Ce terrorisme islamiste ne vient plus de l’étranger. Finis les commandos du GIA algérien, les tueurs envoyés par les ayatollahs iraniens et leurs ambassades-sanctuaires. Les fous de Dieu sont de jeunes Français passés par l’école de la république, fils d’immigrés nés en France ou des provinciaux convertis enfants de familles chrétiennes. Plus de mille sont engagés dans des filières de djihad vers la Syrie. Internet remplace avantageusement la fréquentation de la mosquée et rend solidaire d’une civilisation planétaire de plus d’un milliard d’adeptes.
Contre ce danger, la France paraît bien démunie.
Si elle exalte la qualité de ses services secrets, la capacités de son armée à intervenir en Afrique et en Irak, elle découvre, une fois de plus, son échec dans le traitement sur son sol de la pratique apaisée de l’islam.
Echec aussi dans la ségrégation de fait de la vie de ses banlieues. Apartheid territorial et ethnique dira Manuel Valls. Et de faire appel aux valeurs de la république pour réussir l’intégration de la deuxième génération de l’immigration maghrébine. Certes, la tâche est difficile. Mais la république à la française s’est construite sur la négation des peuples et des cultures enracinées sur son sol depuis des siècles.

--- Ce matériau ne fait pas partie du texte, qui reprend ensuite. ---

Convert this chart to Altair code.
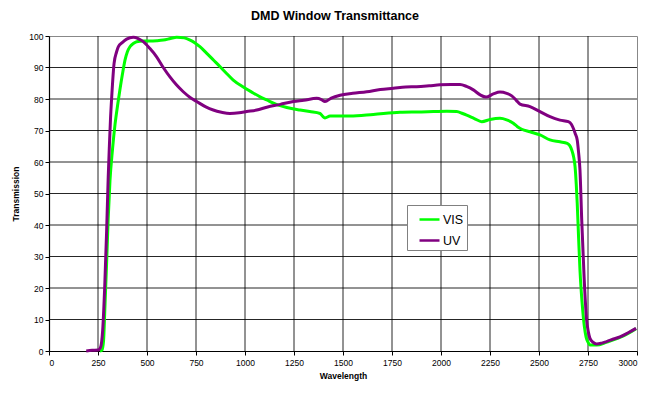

Cette république qui a élaboré des politiques volontaristes pour réduire Basques, Bretons, Occitans, Catalans, Corses et Flamands, est-elle assez généreuse pour, cette fois-ci, ouvrir sa culture universelle à ses nouveaux résidents tout en préservant celle d’origine?
Hélas, la république ne reconnaît que l’individu-citoyen et non le groupe qui en partage la langue et le mode de vie. Le communautarisme est incompatible avec la république contrairement à bien des démocraties occidentales. La république en France est au-delà de la démocratie.
Elle est l’Etat central, le socle de la nation, la garantie non de l’égalité mais de l’uniformité. Même lorsqu’elle accorde un statut particulier à la Corse, le Conseil constitutionnel censure le terme « peuple de Corse ».
Nous sommes, on le voit, au coeur de notre coexistence de citoyen basque avec un système ne pouvant que tolérer notre spécificité. Curieux détour du tsunami du 7 janvier.